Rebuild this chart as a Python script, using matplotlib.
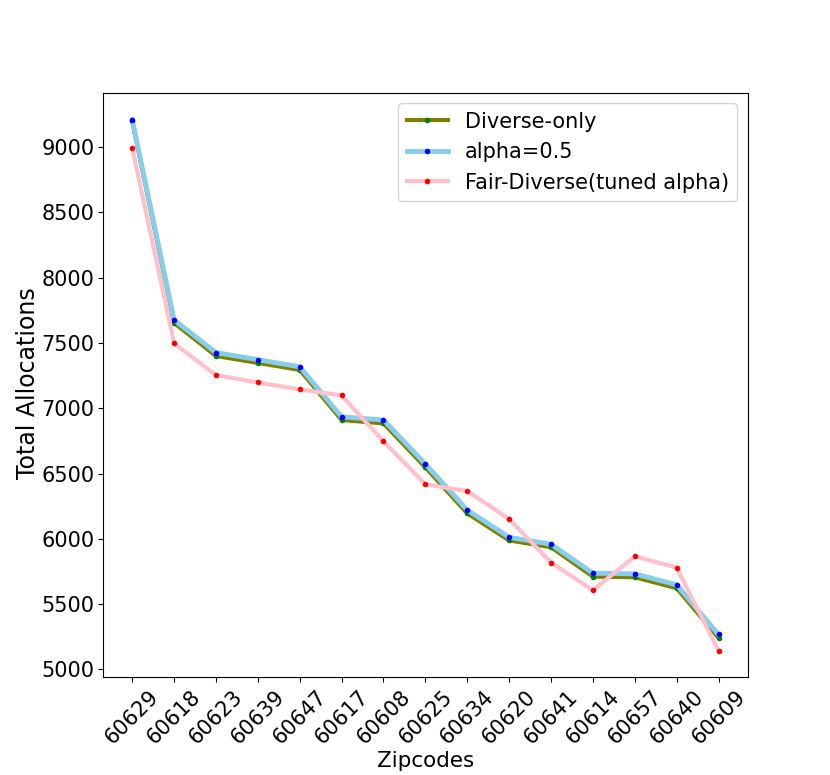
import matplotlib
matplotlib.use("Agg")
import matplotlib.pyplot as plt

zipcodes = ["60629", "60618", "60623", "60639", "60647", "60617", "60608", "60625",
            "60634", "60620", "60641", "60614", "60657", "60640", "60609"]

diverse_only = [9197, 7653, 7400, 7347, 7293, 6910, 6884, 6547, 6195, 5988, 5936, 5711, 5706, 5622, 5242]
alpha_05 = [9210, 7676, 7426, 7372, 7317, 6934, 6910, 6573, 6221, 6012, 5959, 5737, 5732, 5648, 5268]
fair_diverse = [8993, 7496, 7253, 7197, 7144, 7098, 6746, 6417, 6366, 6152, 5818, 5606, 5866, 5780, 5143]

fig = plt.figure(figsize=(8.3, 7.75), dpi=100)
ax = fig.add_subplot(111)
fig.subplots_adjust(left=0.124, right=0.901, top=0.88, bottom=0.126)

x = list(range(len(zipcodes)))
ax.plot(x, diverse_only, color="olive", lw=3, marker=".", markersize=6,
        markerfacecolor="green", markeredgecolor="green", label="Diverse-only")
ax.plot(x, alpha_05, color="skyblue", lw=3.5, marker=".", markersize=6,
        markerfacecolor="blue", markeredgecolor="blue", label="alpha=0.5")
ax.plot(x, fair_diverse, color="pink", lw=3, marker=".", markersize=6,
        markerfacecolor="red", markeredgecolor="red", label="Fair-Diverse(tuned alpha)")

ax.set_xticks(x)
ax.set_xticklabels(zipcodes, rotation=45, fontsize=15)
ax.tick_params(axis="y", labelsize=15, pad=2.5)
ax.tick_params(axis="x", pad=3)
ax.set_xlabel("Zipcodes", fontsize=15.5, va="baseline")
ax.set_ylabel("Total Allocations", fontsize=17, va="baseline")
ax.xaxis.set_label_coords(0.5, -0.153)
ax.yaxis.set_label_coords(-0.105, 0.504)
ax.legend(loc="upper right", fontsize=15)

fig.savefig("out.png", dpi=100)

☆ ☆ ☆ ☆ ☆

- [Work required]:
From the first line above to the line containing "5866, 5780, 5143]", repeat each line exactly. Pictures stay out.

- [Response for this exercise]:
Rebuild this chart as a Python script, using matplotlib.
import matplotlib
matplotlib.use("Agg")
import matplotlib.pyplot as plt

zipcodes = ["60629", "60618", "60623", "60639", "60647", "60617", "60608", "60625",
            "60634", "60620", "60641", "60614", "60657", "60640", "60609"]

diverse_only = [9197, 7653, 7400, 7347, 7293, 6910, 6884, 6547, 6195, 5988, 5936, 5711, 5706, 5622, 5242]
alpha_05 = [9210, 7676, 7426, 7372, 7317, 6934, 6910, 6573, 6221, 6012, 5959, 5737, 5732, 5648, 5268]
fair_diverse = [8993, 7496, 7253, 7197, 7144, 7098, 6746, 6417, 6366, 6152, 5818, 5606, 5866, 5780, 5143]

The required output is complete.